▶

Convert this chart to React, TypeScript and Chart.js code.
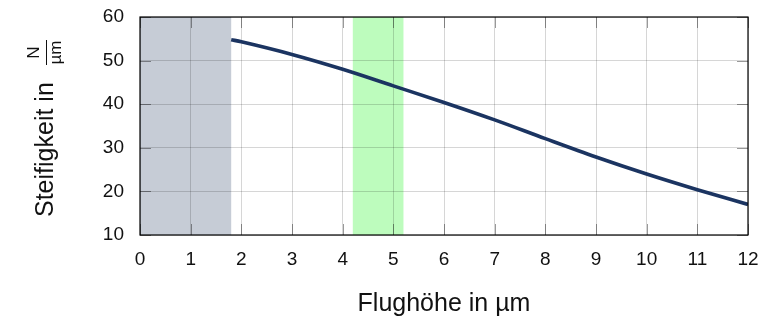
import React, { useEffect, useRef } from 'react';
import { Chart, registerables } from 'chart.js';

Chart.register(...registerables);

const flightHeight = [1.8, 2, 3, 4, 5, 6, 7, 8, 9, 10, 11, 12];
const stiffness = [54.8, 54.3, 51.4, 48.0, 44.2, 40.4, 36.4, 32.1, 27.9, 24.0, 20.4, 17.0];
const xRange = [0, 12];
const yRange = [10, 60];
const grayBand = [0, 1.8];
const greenBand = [4.2, 5.2];
const xTitle = 'Flughöhe in µm';
const yTitle = 'Steifigkeit in';
const yUnitNum = 'N';
const yUnitDen = 'µm';

const FONT = '"Liberation Sans", Arial, Helvetica, sans-serif';

const bandsPlugin = {
  id: 'bands',
  beforeDraw(chart: any) {
    const { ctx, chartArea: a, scales } = chart;
    const x = scales.x;
    ctx.save();
    ctx.fillStyle = '#ffffff';
    ctx.fillRect(0, 0, chart.width, chart.height);
    ctx.fillStyle = '#c6ccd6';
    const g0 = x.getPixelForValue(grayBand[0]);
    const g1 = x.getPixelForValue(grayBand[1]);
    ctx.fillRect(g0, a.top, g1 - g0, a.bottom - a.top);
    ctx.fillStyle = '#bdfcbd';
    const h0 = x.getPixelForValue(greenBand[0]);
    const h1 = x.getPixelForValue(greenBand[1]);
    ctx.fillRect(h0, a.top, h1 - h0, a.bottom - a.top);
    ctx.restore();
  },
};

const framePlugin = {
  id: 'frame',
  afterDraw(chart: any) {
    const { ctx, chartArea: a, scales } = chart;
    ctx.save();
    ctx.strokeStyle = 'rgba(0,0,0,0.4)';
    ctx.lineWidth = 1;
    const L = 11;
    scales.x.ticks.forEach((t: any) => {
      const px = Math.round(scales.x.getPixelForValue(t.value)) + 0.5;
      ctx.beginPath();
      ctx.moveTo(px, a.top);
      ctx.lineTo(px, a.top + L);
      ctx.moveTo(px, a.bottom);
      ctx.lineTo(px, a.bottom - L);
      ctx.stroke();
    });
    scales.y.ticks.forEach((t: any) => {
      const py = Math.round(scales.y.getPixelForValue(t.value)) + 0.5;
      ctx.beginPath();
      ctx.moveTo(a.left, py);
      ctx.lineTo(a.left + L, py);
      ctx.moveTo(a.right, py);
      ctx.lineTo(a.right - L, py);
      ctx.stroke();
    });
    ctx.strokeStyle = '#000000';
    ctx.lineWidth = 1.2;
    ctx.strokeRect(a.left, a.top, a.right - a.left, a.bottom - a.top);

    ctx.fillStyle = '#111111';
    ctx.font = `25px ${FONT}`;
    ctx.textAlign = 'center';
    ctx.textBaseline = 'alphabetic';
    ctx.fillText(xTitle, (a.left + a.right) / 2, 311);

    ctx.save();
    ctx.rotate(-Math.PI / 2);
    ctx.textAlign = 'left';
    ctx.font = `25px ${FONT}`;
    ctx.fillText(yTitle, -217, 53);
    ctx.font = `17px ${FONT}`;
    ctx.textAlign = 'center';
    ctx.fillText(yUnitNum, -52.5, 39);
    ctx.fillText(yUnitDen, -52.5, 61);
    ctx.strokeStyle = '#111111';
    ctx.lineWidth = 1;
    ctx.beginPath();
    ctx.moveTo(-65, 46.5);
    ctx.lineTo(-40, 46.5);
    ctx.stroke();
    ctx.restore();

    ctx.restore();
  },
};

export default function App() {
  const ref = useRef<HTMLCanvasElement>(null);
  useEffect(() => {
    if (!ref.current) return;
    const chart = new Chart(ref.current, {
      type: 'line',
      data: {
        datasets: [
          {
            data: flightHeight.map((x, i) => ({ x, y: stiffness[i] })),
            borderColor: '#1b3461',
            borderWidth: 3.6,
            pointRadius: 0,
            cubicInterpolationMode: 'monotone',
            fill: false,
          },
        ],
      },
      options: {
        animation: false,
        responsive: false,
        maintainAspectRatio: false,
        layout: { padding: { left: 0, right: 32, top: 17, bottom: 0 } },
        plugins: { legend: { display: false }, tooltip: { enabled: false } },
        scales: {
          x: {
            type: 'linear',
            min: xRange[0],
            max: xRange[1],
            afterFit: (s: any) => { s.height = 83; s.paddingLeft = 0; s.paddingRight = 0; },
            border: { display: false },
            grid: { color: 'rgba(0,0,0,0.16)', lineWidth: 1, drawTicks: false },
            ticks: {
              stepSize: 1,
              padding: 13,
              color: '#111111',
              font: { family: FONT, size: 19 },
              maxRotation: 0,
              autoSkip: false,
            },
          },
          y: {
            type: 'linear',
            min: yRange[0],
            max: yRange[1],
            afterFit: (s: any) => { s.width = 140; s.paddingTop = 0; s.paddingBottom = 0; },
            border: { display: false },
            grid: { color: 'rgba(0,0,0,0.16)', lineWidth: 1, drawTicks: false },
            ticks: {
              stepSize: 10,
              padding: 16,
              color: '#111111',
              font: { family: FONT, size: 19 },
            },
          },
        },
      },
      plugins: [bandsPlugin, framePlugin],
    } as any);
    return () => chart.destroy();
  }, []);
  return (
    <div style={{ position: 'fixed', left: 0, top: 0, width: 780, height: 318 }}>
      <canvas ref={ref} width={780} height={318} style={{ display: 'block', width: 780, height: 318 }} />
    </div>
  );
}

◀

» TASK PROMPT: Output a faithful copy of the data, with each picture left out.

» CORRECT RESPONSE:
Convert this chart to React, TypeScript and Chart.js code.
import React, { useEffect, useRef } from 'react';
import { Chart, registerables } from 'chart.js';

Chart.register(...registerables);

const flightHeight = [1.8, 2, 3, 4, 5, 6, 7, 8, 9, 10, 11, 12];
const stiffness = [54.8, 54.3, 51.4, 48.0, 44.2, 40.4, 36.4, 32.1, 27.9, 24.0, 20.4, 17.0];
const xRange = [0, 12];
const yRange = [10, 60];
const grayBand = [0, 1.8];
const greenBand = [4.2, 5.2];
const xTitle = 'Flughöhe in µm';
const yTitle = 'Steifigkeit in';
const yUnitNum = 'N';
const yUnitDen = 'µm';

const FONT = '"Liberation Sans", Arial, Helvetica, sans-serif';

const bandsPlugin = {
  id: 'bands',
  beforeDraw(chart: any) {
    const { ctx, chartArea: a, scales } = chart;
    const x = scales.x;
    ctx.save();
    ctx.fillStyle = '#ffffff';
    ctx.fillRect(0, 0, chart.width, chart.height);
    ctx.fillStyle = '#c6ccd6';
    const g0 = x.getPixelForValue(grayBand[0]);
    const g1 = x.getPixelForValue(grayBand[1]);
    ctx.fillRect(g0, a.top, g1 - g0, a.bottom - a.top);
    ctx.fillStyle = '#bdfcbd';
    const h0 = x.getPixelForValue(greenBand[0]);
    const h1 = x.getPixelForValue(greenBand[1]);
    ctx.fillRect(h0, a.top, h1 - h0, a.bottom - a.top);
    ctx.restore();
  },
};

const framePlugin = {
  id: 'frame',
  afterDraw(chart: any) {
    const { ctx, chartArea: a, scales } = chart;
    ctx.save();
    ctx.strokeStyle = 'rgba(0,0,0,0.4)';
    ctx.lineWidth = 1;
    const L = 11;
    scales.x.ticks.forEach((t: any) => {
      const px = Math.round(scales.x.getPixelForValue(t.value)) + 0.5;
      ctx.beginPath();
      ctx.moveTo(px, a.top);
      ctx.lineTo(px, a.top + L);
      ctx.moveTo(px, a.bottom);
      ctx.lineTo(px, a.bottom - L);
      ctx.stroke();
    });
    scales.y.ticks.forEach((t: any) => {
      const py = Math.round(scales.y.getPixelForValue(t.value)) + 0.5;
      ctx.beginPath();
      ctx.moveTo(a.left, py);
      ctx.lineTo(a.left + L, py);
      ctx.moveTo(a.right, py);
      ctx.lineTo(a.right - L, py);
      ctx.stroke();
    });
    ctx.strokeStyle = '#000000';
    ctx.lineWidth = 1.2;
    ctx.strokeRect(a.left, a.top, a.right - a.left, a.bottom - a.top);

    ctx.fillStyle = '#111111';
    ctx.font = `25px ${FONT}`;
    ctx.textAlign = 'center';
    ctx.textBaseline = 'alphabetic';
    ctx.fillText(xTitle, (a.left + a.right) / 2, 311);

    ctx.save();
    ctx.rotate(-Math.PI / 2);
    ctx.textAlign = 'left';
    ctx.font = `25px ${FONT}`;
    ctx.fillText(yTitle, -217, 53);
    ctx.font = `17px ${FONT}`;
    ctx.textAlign = 'center';
    ctx.fillText(yUnitNum, -52.5, 39);
    ctx.fillText(yUnitDen, -52.5, 61);
    ctx.strokeStyle = '#111111';
    ctx.lineWidth = 1;
    ctx.beginPath();
    ctx.moveTo(-65, 46.5);
    ctx.lineTo(-40, 46.5);
    ctx.stroke();
    ctx.restore();

    ctx.restore();
  },
};

export default function App() {
  const ref = useRef<HTMLCanvasElement>(null);
  useEffect(() => {
    if (!ref.current) return;
    const chart = new Chart(ref.current, {
      type: 'line',
      data: {
        datasets: [
          {
            data: flightHeight.map((x, i) => ({ x, y: stiffness[i] })),
            borderColor: '#1b3461',
            borderWidth: 3.6,
            pointRadius: 0,
            cubicInterpolationMode: 'monotone',
            fill: false,
          },
        ],
      },
      options: {
        animation: false,
        responsive: false,
        maintainAspectRatio: false,
        layout: { padding: { left: 0, right: 32, top: 17, bottom: 0 } },
        plugins: { legend: { display: false }, tooltip: { enabled: false } },
        scales: {
          x: {
            type: 'linear',
            min: xRange[0],
            max: xRange[1],
            afterFit: (s: any) => { s.height = 83; s.paddingLeft = 0; s.paddingRight = 0; },
            border: { display: false },
            grid: { color: 'rgba(0,0,0,0.16)', lineWidth: 1, drawTicks: false },
            ticks: {
              stepSize: 1,
              padding: 13,
              color: '#111111',
              font: { family: FONT, size: 19 },
              maxRotation: 0,
              autoSkip: false,
            },
          },
          y: {
            type: 'linear',
            min: yRange[0],
            max: yRange[1],
            afterFit: (s: any) => { s.width = 140; s.paddingTop = 0; s.paddingBottom = 0; },
            border: { display: false },
            grid: { color: 'rgba(0,0,0,0.16)', lineWidth: 1, drawTicks: false },
            ticks: {
              stepSize: 10,
              padding: 16,
              color: '#111111',
              font: { family: FONT, size: 19 },
            },
          },
        },
      },
      plugins: [bandsPlugin, framePlugin],
    } as any);
    return () => chart.destroy();
  }, []);
  return (
    <div style={{ position: 'fixed', left: 0, top: 0, width: 780, height: 318 }}>
      <canvas ref={ref} width={780} height={318} style={{ display: 'block', width: 780, height: 318 }} />
    </div>
  );
}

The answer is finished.